Here’s an example from a client of mine. Morgan had decided to reprioritize his time – as it happens, away from something he was doing for me. He was helping me lead a training course for his younger colleagues, but he needed to cut out for a couple of hours. Once, he would have sent me an email like this:
“Caroline, I’m very sorry to say that I’m going to have to leave early on June 23. I’ve now got a personal commitment that I really can’t move, which means I’ll have to leave at 4:00pm and won’t be able to stay till the end of the day’s session at 6:00pm as we’d planned. I’ll be back for the dinner, but I appreciate that this isn’t ideal for you – my apologies.”
But because I’d taught him the “positive no” technique a couple of years earlier, this was the email I got from him:
“Caroline, I’m looking forward to the course on June 23 [warmth]. I’m writing because I’ve just been invited to join my son in a “fathers and sons” baseball game that evening. It’s a special game because it’s the last time the seniors will play before moving on to high school. Having only one son, and just before he becomes a teenager, I’m particularly keen to make this game [his ‘yes’]. However, it means leaving at about 4pm (and returning for dinner). I appreciate this isn’t ideal for you, and I’m very sorry [his ‘no’]. One suggestion I have is that I ask Simon to cover me. He’s a great supporter of what we’re doing with the course. I would be happy to discuss [warmth].

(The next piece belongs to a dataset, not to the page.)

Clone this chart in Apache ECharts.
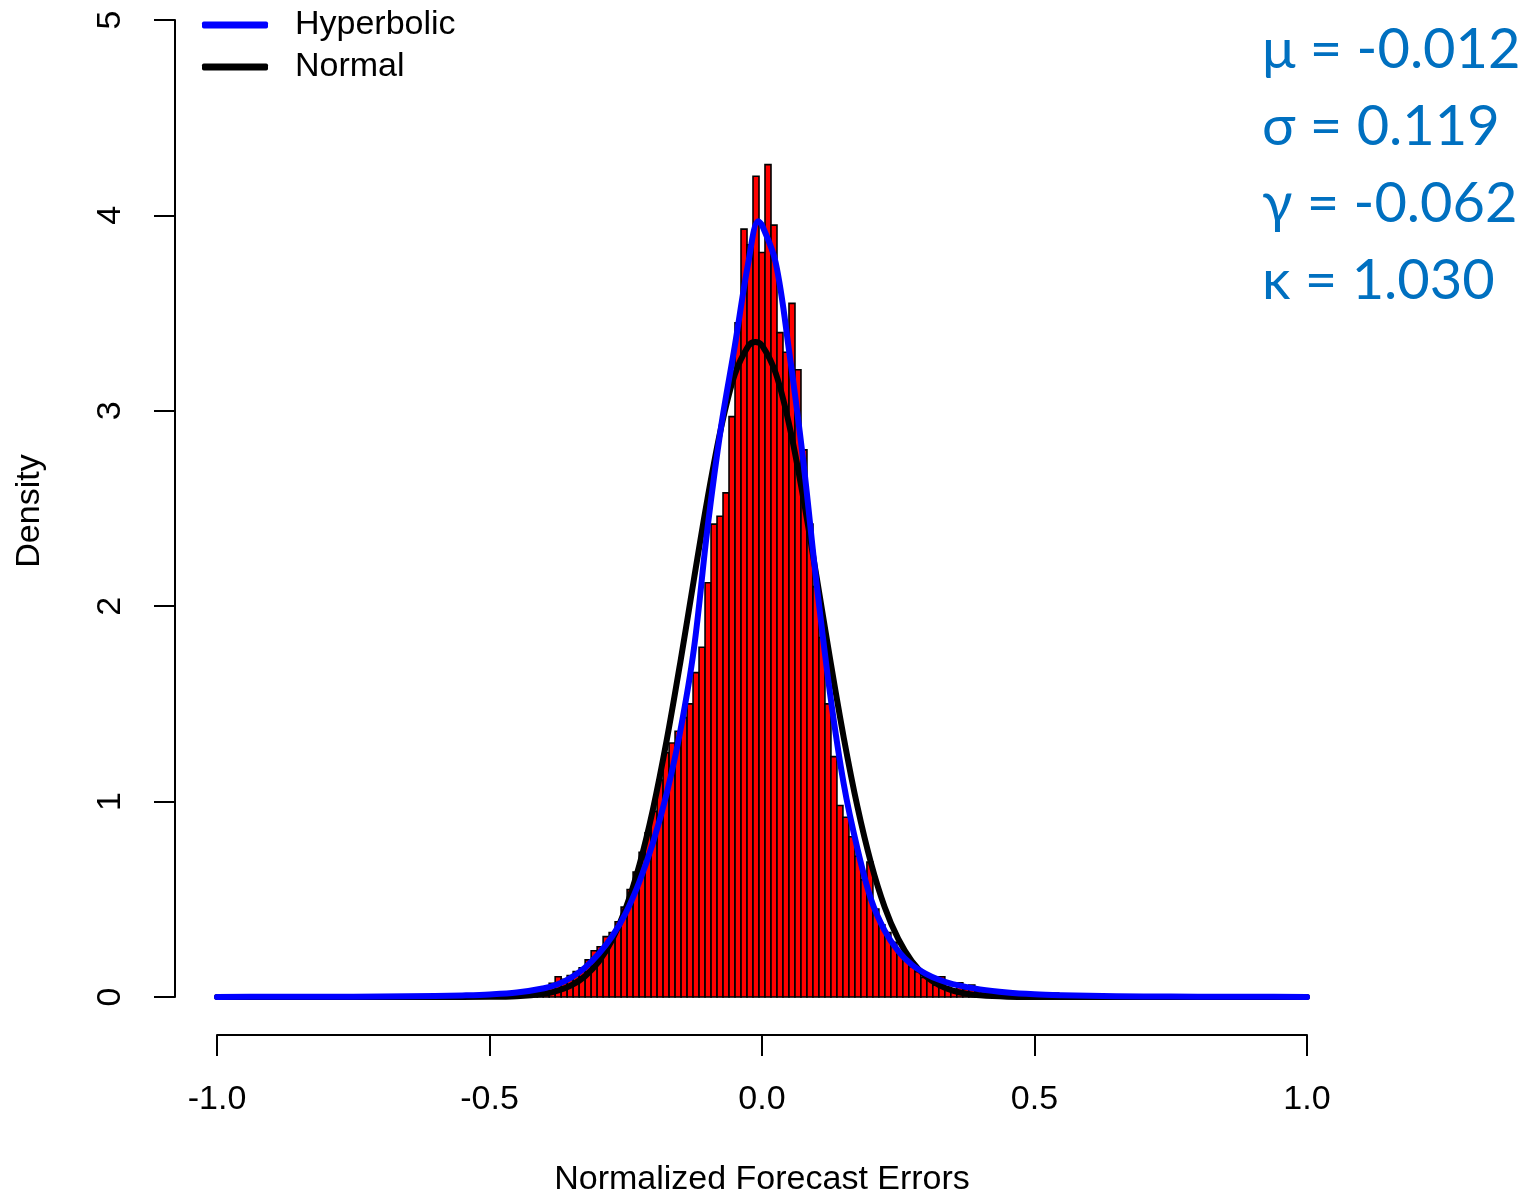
<!DOCTYPE html>
<html>
<head>
<meta charset="utf-8">
<script src="https://cdn.jsdelivr.net/npm/echarts@6/dist/echarts.min.js"></script>
<style>
  html, body { margin: 0; padding: 0; background: #ffffff; }
  #chart { width: 1532px; height: 1196px; }
</style>
</head>
<body>
<div id="chart"></div>
<script>
// Histogram of normalized forecast errors (density scale) with two fitted densities.

// histogram bins: equal width, first bin centred at firstBinCenter
const binWidth = 0.011;
const firstBinCenter = -0.44;
const binDensity = [
  0.005, 0.01, 0.015, 0.025, 0.04, 0.07, 0.104, 0.09, 0.11, 0.13,
  0.15, 0.19, 0.237, 0.257, 0.309, 0.33, 0.385, 0.46, 0.55, 0.64,
  0.74, 0.84, 0.95, 1.11, 1.25, 1.30, 1.36, 1.43, 1.50, 1.66,
  1.79, 2.12, 2.42, 2.46, 2.58, 2.97, 3.45, 3.93, 3.85, 4.20,
  3.81, 4.26, 3.95, 3.40, 3.30, 3.55, 3.21, 2.80, 2.42, 2.10,
  1.84, 1.50, 1.23, 0.98, 0.92, 0.82, 0.72, 0.60, 0.69, 0.45,
  0.37, 0.33, 0.28, 0.22, 0.19, 0.155, 0.13, 0.10, 0.085, 0.06,
  0.104, 0.05, 0.04, 0.073, 0.04, 0.061, 0.03, 0.02, 0.012, 0.008,
  0.005, 0.004, 0.003, 0.002, 0.003, 0.001, 0.001, 0.001, 0.001, 0.02
];

// fitted normal density
const normalX = [-1.0, -0.8, -0.6, -0.5, -0.45, -0.4, -0.375, -0.35, -0.325, -0.3,
  -0.275, -0.25, -0.225, -0.2, -0.175, -0.15, -0.125, -0.1, -0.075, -0.05,
  -0.025, -0.0125, 0.0, 0.025, 0.05, 0.075, 0.1, 0.125, 0.15, 0.175,
  0.2, 0.225, 0.25, 0.275, 0.3, 0.325, 0.35, 0.375, 0.4, 0.45,
  0.5, 0.6, 0.8, 1.0];
const normalY = [0, 0, 0.0002, 0.0007, 0.0038, 0.0165, 0.032, 0.0594, 0.1056, 0.179,
  0.292, 0.454, 0.675, 0.962, 1.312, 1.711, 2.136, 2.550, 2.914, 3.185,
  3.332, 3.352, 3.335, 3.194, 2.927, 2.566, 2.153, 1.728, 1.327, 0.975,
  0.686, 0.461, 0.297, 0.183, 0.108, 0.0608, 0.0328, 0.0169, 0.0084, 0.0018,
  0.0003, 0, 0, 0];

// fitted hyperbolic density
const hypX = [-1.0, -0.9, -0.8, -0.7, -0.6, -0.55, -0.5, -0.45, -0.4, -0.375,
  -0.35, -0.325, -0.3, -0.275, -0.25, -0.225, -0.2, -0.175, -0.15, -0.125,
  -0.1, -0.075, -0.05, -0.025, -0.007, 0.0, 0.025, 0.05, 0.075, 0.1,
  0.125, 0.15, 0.175, 0.2, 0.225, 0.25, 0.275, 0.3, 0.325, 0.35,
  0.4, 0.45, 0.5, 0.55, 0.6, 0.7, 0.8, 0.9, 1.0];
const hypY = [0.0005, 0.0008, 0.0014, 0.0026, 0.005, 0.008, 0.013, 0.023, 0.045, 0.065,
  0.10, 0.15, 0.22, 0.31, 0.43, 0.59, 0.79, 1.04, 1.36, 1.78,
  2.40, 2.92, 3.33, 3.76, 3.97, 3.95, 3.76, 3.30, 2.76, 2.12,
  1.55, 1.09, 0.76, 0.50, 0.34, 0.235, 0.165, 0.12, 0.088, 0.066,
  0.039, 0.023, 0.014, 0.009, 0.006, 0.0028, 0.0014, 0.0008, 0.0005];

const seriesNames = ['Hyperbolic', 'Normal'];
const xTitle = 'Normalized Forecast Errors';
const yTitle = 'Density';
const fitStats = ['\u03bc = -0.012', '\u03c3 = 0.119', '\u03b3 = -0.062', '\u03ba = 1.030'];

const histData = binDensity.map(function (d, i) {
  const c = firstBinCenter + i * binWidth;
  return [c - binWidth / 2, c + binWidth / 2, d];
});
const normalData = normalX.map(function (x, i) { return [x, normalY[i]]; });
const hypData = hypX.map(function (x, i) { return [x, hypY[i]]; });

const FONT = '"Liberation Sans", Arial, sans-serif';
const STAT_FONT = '56px Lato, "Open Sans", sans-serif';

const chart = echarts.init(document.getElementById('chart'), null, { renderer: 'canvas' });

chart.setOption({
  backgroundColor: '#ffffff',
  animation: false,
  grid: { left: 217, right: 225, top: 20, bottom: 199, containLabel: false },
  legend: {
    orient: 'vertical',
    left: 202,
    top: 7,
    padding: 0,
    itemWidth: 66,
    itemHeight: 7,
    itemGap: 6,
    icon: 'roundRect',
    data: seriesNames,
    textStyle: { fontFamily: FONT, fontSize: 34, color: '#000', lineHeight: 36, padding: [0, 0, 0, 22] }
  },
  xAxis: {
    type: 'value',
    min: -1,
    max: 1,
    interval: 0.5,
    offset: 38,
    splitLine: { show: false },
    axisLine: { show: true, onZero: false, lineStyle: { color: '#000', width: 2 } },
    axisTick: { show: true, length: 21, lineStyle: { color: '#000', width: 2 } },
    axisLabel: {
      margin: 48,
      fontFamily: FONT,
      fontSize: 34,
      color: '#000',
      formatter: function (v) { return v.toFixed(1); }
    }
  },
  yAxis: {
    type: 'value',
    min: 0,
    max: 5,
    interval: 1,
    offset: 42,
    splitLine: { show: false },
    axisLine: { show: true, onZero: false, lineStyle: { color: '#000', width: 2 } },
    axisTick: { show: true, length: 21, lineStyle: { color: '#000', width: 2 } },
    axisLabel: {
      rotate: 90,
      margin: 47,
      fontFamily: FONT,
      fontSize: 34,
      color: '#000'
    }
  },
  series: [
    {
      type: 'custom',
      name: 'hist',
      z: 1,
      encode: { x: [0, 1], y: 2 },
      data: histData,
      renderItem: function (params, api) {
        const top = api.coord([api.value(0), api.value(2)]);
        const bot = api.coord([api.value(1), 0]);
        return {
          type: 'rect',
          shape: { x: top[0], y: top[1], width: bot[0] - top[0], height: bot[1] - top[1] },
          style: { fill: '#ff0000', stroke: '#000000', lineWidth: 1.6 }
        };
      }
    },
    {
      type: 'line',
      name: 'Normal',
      z: 3,
      data: normalData,
      smooth: 0.35,
      showSymbol: false,
      color: '#000000',
      lineStyle: { color: '#000000', width: 6, cap: 'round', join: 'round' }
    },
    {
      type: 'line',
      name: 'Hyperbolic',
      z: 4,
      data: hypData,
      smooth: 0.35,
      showSymbol: false,
      color: '#0000ff',
      lineStyle: { color: '#0000ff', width: 6, cap: 'round', join: 'round' }
    }
  ],
  graphic: [
    {
      type: 'text', x: 762, y: 1180,
      style: { text: xTitle, font: '34px ' + FONT, fill: '#000', align: 'center', verticalAlign: 'middle' }
    },
    {
      type: 'text', x: 30, y: 511, rotation: Math.PI / 2,
      style: { text: yTitle, font: '34px ' + FONT, fill: '#000', align: 'center', verticalAlign: 'middle' }
    },
    {
      type: 'text', x: 1262, y: 50,
      style: { text: fitStats[0], font: STAT_FONT, fill: '#0070c0', verticalAlign: 'middle' }
    },
    {
      type: 'text', x: 1262, y: 127,
      style: { text: fitStats[1], font: STAT_FONT, fill: '#0070c0', verticalAlign: 'middle' }
    },
    {
      type: 'text', x: 1262, y: 204,
      style: { text: fitStats[2], font: STAT_FONT, fill: '#0070c0', verticalAlign: 'middle' }
    },
    {
      type: 'text', x: 1262, y: 281,
      style: { text: fitStats[3], font: STAT_FONT, fill: '#0070c0', verticalAlign: 'middle' }
    }
  ]
});
</script>
</body>
</html>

The content of his positive no was essentially the same as a conventional no—a decision, an explanation, and an apology. And as soon as I started reading his message, I guessed something was afoot. But the tone of the two emails is quite different, isn’t it? The first is a pure downer, while the second is… strangely uplifting. My brain couldn’t help but be a little buoyed by Morgan’s upbeat comments about his son. And the truth is, I didn’t even realize what he’d done until I noticed feeling oddly serene about being left in the lurch. Like all good super-powers, the “positive no” works even when you’re in on the secret.